Lemon Bucket Orkestra reconsiders revolution
Publicists and reviewers have a habit of calling his band a “revolutionary folk orchestra”, but that’s a description Mark Marczyk wants to reconsider, especially having spent last February in the Ukrainian capital, Kyiv.
“I was part of the protests in February that ended up with about 150 people in body bags and the whole city burning,” the Lemon Bucket Orkestra’s singer, fiddler, and founder explains, interviewed on the beach during a break from Vancouver Folk Music Festival workshops. “It came to a point where I was on the Maidan Nezalezhnosti in Kyiv, and I came to terms that this could be my last night on earth. I was surrounded by cops and flames and burning tires on all sides, and it looked like it was going to be the end—and then it wasn’t, and the people prevailed. So after having that kind of experience, my conception of what revolution means has changed a little bit.
“I don’t want to get into an emotional reaction and say, ‘Well, we’re not revolutionary anymore,’ ” he adds. “We are revolutionary, but that experience has definitely changed the way that I think about what music should do for people, and how it can be used to effect social change.”
In other words, Marczyk once wanted to play the fiddle while Babylon burned. But now that he’s seen Babylon burning and nearly gotten scorched, he’s happier with the community-building possibilities of a good party—like the riotous Balkan hoedowns that ensued whenever the Lemon Bucket gang, 16 strong for the occasion, took to the stage at last weekend’s folk festival.
Driven by the irresistible wallop of Rob Teehan’s sousaphone and Jaash Singh’s doumbek, this pancultural juggernaut created a brass-and-fiddle rave with every performance, and the dancing got even hotter once the musicians left the stage to join the crowd.

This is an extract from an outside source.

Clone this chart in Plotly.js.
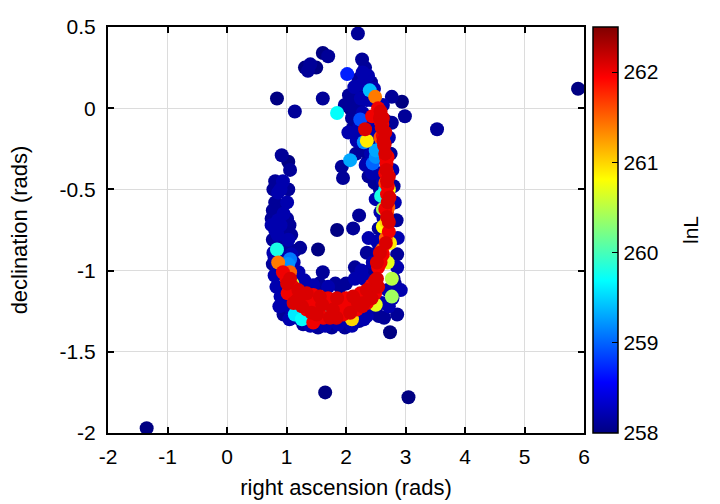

“Pretty much at the end of every show, we break that barrier between performer and audience, I guess,” Marczyk says. “Some people say, ‘Oh, do you ever get sick of the gimmick of coming off-stage?’ And the answer is ‘It’s not a gimmick. It comes from a genuine place.’ We want people to be a little more aware of the community that music incites, and how it enables community to develop.”
Marczyk’s views on music and society developed during an earlier, two-year-long visit to Ukraine, where he discovered a community of dancers and musicians happily combining the tango with Roma music, klezmer, and even rock, often on the street. Busking remains an integral part of the Lemon Bucket Orkestra, as a way of both fine-tuning the band’s material and creating transient communities of music-lovers.
“The street is a great place to see people’s reactions,” Marczyk notes. “But there’s a philosophical bent to it as well. We want to play for everyone, everywhere, regardless of political leaning, class, societal status, or financial situation. We’ve got to make our rent and all that, but we always try to get out and do stuff for the community, and busking is that. It’s playing for people and saying, ‘You give me whatever it’s worth to you. If it’s worth a smile, give me a smile. If it’s worth a slice of pizza, give me a slice of pizza. If it’s worth your business card and an offer to come stay at your yacht club, then that’s fine, too.’
“All these things have happened to us,” he adds. And no doubt more will happen soon.
The Lemon Bucket Orkestra plays the Mission Folk Music Festival on Saturday (July 26).